TASK DETAILS:
Give back an exact copy of the lines from the start of the material through the line bearing "const finalStopSegments = [[902, 912]];". Include both ends and nothing else.

RECORDED DATA:
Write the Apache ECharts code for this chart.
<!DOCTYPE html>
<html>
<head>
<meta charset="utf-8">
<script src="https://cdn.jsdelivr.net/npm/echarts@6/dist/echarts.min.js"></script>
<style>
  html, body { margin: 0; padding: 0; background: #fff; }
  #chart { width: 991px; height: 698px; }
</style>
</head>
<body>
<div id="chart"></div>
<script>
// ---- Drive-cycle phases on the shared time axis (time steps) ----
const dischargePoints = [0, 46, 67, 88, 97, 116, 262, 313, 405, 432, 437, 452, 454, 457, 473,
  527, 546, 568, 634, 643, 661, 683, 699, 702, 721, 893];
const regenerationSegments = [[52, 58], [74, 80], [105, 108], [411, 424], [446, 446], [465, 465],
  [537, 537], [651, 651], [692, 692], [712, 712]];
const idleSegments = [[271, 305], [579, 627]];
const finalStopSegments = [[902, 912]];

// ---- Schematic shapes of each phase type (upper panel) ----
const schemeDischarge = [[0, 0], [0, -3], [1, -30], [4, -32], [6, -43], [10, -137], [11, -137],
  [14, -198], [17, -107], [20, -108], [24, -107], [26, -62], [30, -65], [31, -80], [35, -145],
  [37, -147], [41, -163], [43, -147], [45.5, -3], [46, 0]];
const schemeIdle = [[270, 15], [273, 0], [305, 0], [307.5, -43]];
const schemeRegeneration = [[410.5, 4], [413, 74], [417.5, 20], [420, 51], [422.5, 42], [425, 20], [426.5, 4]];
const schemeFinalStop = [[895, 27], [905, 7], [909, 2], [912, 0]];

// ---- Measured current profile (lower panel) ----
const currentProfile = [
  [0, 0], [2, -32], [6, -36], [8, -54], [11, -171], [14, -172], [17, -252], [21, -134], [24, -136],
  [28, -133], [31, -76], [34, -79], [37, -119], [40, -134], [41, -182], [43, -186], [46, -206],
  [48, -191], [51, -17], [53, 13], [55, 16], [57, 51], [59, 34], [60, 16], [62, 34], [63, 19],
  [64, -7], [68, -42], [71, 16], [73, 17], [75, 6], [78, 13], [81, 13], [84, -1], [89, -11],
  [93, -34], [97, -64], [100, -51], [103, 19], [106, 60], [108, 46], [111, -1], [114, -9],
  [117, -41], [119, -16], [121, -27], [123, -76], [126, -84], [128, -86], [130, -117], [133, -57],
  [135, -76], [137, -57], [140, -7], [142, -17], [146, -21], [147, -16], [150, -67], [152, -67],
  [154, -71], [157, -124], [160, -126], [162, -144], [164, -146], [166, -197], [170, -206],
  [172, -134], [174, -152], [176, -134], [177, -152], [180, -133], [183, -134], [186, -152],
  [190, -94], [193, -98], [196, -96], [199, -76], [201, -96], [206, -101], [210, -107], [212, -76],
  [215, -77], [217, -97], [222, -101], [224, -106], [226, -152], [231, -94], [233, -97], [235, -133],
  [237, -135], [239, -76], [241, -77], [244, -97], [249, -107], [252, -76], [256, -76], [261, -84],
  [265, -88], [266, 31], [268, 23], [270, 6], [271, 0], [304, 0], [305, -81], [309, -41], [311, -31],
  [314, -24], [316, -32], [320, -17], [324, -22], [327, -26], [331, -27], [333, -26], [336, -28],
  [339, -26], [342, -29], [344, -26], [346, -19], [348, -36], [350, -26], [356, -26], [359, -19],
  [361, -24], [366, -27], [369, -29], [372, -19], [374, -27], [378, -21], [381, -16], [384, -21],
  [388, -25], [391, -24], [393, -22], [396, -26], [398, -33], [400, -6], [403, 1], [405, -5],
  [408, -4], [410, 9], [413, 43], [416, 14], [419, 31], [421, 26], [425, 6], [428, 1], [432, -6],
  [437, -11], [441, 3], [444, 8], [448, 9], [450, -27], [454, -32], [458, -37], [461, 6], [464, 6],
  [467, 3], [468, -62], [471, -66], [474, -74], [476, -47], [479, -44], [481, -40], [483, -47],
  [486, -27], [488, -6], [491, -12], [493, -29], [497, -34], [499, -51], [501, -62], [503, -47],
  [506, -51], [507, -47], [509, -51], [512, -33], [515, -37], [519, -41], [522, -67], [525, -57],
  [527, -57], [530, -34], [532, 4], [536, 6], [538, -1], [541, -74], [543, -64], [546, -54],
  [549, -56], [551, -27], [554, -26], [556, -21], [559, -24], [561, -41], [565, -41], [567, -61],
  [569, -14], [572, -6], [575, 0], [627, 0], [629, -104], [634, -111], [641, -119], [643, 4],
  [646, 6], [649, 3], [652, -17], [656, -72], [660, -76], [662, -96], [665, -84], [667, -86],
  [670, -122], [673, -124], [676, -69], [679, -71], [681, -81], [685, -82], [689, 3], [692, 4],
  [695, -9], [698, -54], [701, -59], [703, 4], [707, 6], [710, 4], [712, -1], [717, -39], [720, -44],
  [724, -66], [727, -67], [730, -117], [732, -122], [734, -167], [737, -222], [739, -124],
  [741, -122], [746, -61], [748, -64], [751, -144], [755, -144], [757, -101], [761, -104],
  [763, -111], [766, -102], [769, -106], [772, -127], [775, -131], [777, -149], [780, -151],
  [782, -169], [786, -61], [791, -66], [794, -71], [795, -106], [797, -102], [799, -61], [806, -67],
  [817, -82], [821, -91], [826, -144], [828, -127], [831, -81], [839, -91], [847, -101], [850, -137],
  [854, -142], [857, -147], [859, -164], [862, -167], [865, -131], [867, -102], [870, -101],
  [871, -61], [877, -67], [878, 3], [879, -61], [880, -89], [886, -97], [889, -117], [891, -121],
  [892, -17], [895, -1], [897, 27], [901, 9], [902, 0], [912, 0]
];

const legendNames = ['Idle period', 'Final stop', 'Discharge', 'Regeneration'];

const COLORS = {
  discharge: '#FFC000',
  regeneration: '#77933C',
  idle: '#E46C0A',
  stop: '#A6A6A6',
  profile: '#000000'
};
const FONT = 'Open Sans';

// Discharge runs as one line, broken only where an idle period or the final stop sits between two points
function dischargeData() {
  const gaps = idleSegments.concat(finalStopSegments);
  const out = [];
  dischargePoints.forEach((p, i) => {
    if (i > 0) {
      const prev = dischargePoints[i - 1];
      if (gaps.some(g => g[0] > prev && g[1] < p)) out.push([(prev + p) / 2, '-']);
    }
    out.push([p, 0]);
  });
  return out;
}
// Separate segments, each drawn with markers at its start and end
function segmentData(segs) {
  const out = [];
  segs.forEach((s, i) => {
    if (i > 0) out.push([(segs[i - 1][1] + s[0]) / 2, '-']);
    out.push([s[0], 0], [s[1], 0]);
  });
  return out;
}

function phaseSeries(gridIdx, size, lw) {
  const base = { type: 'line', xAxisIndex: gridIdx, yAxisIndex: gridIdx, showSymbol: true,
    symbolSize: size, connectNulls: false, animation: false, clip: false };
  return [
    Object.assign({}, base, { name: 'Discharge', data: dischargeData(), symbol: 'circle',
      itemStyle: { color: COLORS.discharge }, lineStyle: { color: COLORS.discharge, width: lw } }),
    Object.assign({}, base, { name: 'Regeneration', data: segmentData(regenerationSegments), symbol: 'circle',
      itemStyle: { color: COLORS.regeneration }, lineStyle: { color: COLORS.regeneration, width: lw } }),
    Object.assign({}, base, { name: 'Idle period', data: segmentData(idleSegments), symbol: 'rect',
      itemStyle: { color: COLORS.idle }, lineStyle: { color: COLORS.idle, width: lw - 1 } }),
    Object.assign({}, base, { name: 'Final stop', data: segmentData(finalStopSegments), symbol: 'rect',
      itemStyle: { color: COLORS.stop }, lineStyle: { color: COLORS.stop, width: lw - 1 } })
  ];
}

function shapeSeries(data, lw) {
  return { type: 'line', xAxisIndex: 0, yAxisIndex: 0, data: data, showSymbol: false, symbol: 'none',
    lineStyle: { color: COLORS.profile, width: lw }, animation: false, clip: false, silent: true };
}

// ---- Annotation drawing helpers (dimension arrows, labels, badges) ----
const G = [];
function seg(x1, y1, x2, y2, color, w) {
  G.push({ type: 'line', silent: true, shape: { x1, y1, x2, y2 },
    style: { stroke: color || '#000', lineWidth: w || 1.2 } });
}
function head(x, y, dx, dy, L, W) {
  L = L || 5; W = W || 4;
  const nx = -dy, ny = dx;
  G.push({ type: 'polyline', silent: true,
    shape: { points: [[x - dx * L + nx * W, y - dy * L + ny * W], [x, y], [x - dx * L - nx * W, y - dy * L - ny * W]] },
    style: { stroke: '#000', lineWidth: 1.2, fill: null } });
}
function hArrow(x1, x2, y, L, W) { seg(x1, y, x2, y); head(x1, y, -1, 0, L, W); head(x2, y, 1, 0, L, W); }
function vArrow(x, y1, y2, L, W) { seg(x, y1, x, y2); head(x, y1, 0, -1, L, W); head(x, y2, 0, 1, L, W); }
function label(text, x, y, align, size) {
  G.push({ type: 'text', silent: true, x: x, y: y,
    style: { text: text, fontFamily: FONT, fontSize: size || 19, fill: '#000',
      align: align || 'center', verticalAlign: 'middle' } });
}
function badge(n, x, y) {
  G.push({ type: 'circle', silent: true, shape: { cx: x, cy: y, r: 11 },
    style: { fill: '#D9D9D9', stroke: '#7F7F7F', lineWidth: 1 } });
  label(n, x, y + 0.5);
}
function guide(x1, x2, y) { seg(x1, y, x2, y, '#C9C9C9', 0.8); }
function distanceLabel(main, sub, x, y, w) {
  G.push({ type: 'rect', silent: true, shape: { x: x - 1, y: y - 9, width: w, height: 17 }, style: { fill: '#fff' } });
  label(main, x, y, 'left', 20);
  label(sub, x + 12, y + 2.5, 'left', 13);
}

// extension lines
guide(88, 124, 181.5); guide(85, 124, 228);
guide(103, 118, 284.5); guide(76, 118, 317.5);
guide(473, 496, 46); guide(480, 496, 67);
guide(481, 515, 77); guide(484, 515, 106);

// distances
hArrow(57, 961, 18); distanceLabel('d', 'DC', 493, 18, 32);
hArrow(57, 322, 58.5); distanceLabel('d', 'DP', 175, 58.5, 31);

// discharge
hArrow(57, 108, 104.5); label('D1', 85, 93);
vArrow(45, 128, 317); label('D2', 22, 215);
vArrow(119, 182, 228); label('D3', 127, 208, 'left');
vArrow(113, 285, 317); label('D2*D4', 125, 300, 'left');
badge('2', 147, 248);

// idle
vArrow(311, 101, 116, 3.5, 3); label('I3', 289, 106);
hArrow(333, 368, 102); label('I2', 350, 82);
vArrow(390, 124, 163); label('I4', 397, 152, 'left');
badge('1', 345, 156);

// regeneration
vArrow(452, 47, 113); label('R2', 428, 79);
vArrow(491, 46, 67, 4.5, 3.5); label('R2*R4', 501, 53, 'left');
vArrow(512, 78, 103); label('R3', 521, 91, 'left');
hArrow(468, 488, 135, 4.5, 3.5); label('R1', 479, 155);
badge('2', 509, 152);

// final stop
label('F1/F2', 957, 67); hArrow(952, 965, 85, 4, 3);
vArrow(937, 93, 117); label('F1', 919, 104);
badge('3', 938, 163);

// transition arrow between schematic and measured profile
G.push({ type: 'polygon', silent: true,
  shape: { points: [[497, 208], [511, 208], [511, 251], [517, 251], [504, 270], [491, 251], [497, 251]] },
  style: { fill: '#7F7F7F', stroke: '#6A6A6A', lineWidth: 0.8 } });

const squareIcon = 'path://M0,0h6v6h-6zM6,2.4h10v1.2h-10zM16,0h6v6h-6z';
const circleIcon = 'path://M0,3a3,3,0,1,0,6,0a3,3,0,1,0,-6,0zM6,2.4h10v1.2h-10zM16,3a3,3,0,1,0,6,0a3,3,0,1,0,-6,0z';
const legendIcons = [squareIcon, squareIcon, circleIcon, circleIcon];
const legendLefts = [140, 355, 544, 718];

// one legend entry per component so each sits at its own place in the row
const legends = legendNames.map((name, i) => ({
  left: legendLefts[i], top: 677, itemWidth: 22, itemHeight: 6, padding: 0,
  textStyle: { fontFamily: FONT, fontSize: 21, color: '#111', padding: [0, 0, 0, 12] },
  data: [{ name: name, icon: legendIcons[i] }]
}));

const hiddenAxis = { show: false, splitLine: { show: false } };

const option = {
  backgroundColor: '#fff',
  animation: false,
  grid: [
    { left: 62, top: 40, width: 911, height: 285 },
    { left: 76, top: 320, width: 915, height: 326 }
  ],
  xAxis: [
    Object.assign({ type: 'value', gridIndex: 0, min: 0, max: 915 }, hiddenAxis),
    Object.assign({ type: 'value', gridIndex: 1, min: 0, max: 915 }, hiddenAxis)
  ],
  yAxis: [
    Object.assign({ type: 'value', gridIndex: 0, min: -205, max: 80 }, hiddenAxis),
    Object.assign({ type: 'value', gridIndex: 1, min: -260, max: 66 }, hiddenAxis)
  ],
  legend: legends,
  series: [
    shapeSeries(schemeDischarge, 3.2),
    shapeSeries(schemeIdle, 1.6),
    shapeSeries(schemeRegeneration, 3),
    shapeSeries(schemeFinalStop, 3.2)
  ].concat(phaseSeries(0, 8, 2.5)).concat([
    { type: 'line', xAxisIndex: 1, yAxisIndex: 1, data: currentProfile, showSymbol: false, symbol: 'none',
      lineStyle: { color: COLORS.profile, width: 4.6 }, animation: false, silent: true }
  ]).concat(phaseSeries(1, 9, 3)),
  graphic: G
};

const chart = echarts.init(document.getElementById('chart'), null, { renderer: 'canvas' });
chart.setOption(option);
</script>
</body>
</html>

PROBLEM SOLUTION:
Write the Apache ECharts code for this chart.
<!DOCTYPE html>
<html>
<head>
<meta charset="utf-8">
<script src="https://cdn.jsdelivr.net/npm/echarts@6/dist/echarts.min.js"></script>
<style>
  html, body { margin: 0; padding: 0; background: #fff; }
  #chart { width: 991px; height: 698px; }
</style>
</head>
<body>
<div id="chart"></div>
<script>
// ---- Drive-cycle phases on the shared time axis (time steps) ----
const dischargePoints = [0, 46, 67, 88, 97, 116, 262, 313, 405, 432, 437, 452, 454, 457, 473,
  527, 546, 568, 634, 643, 661, 683, 699, 702, 721, 893];
const regenerationSegments = [[52, 58], [74, 80], [105, 108], [411, 424], [446, 446], [465, 465],
  [537, 537], [651, 651], [692, 692], [712, 712]];
const idleSegments = [[271, 305], [579, 627]];
const finalStopSegments = [[902, 912]];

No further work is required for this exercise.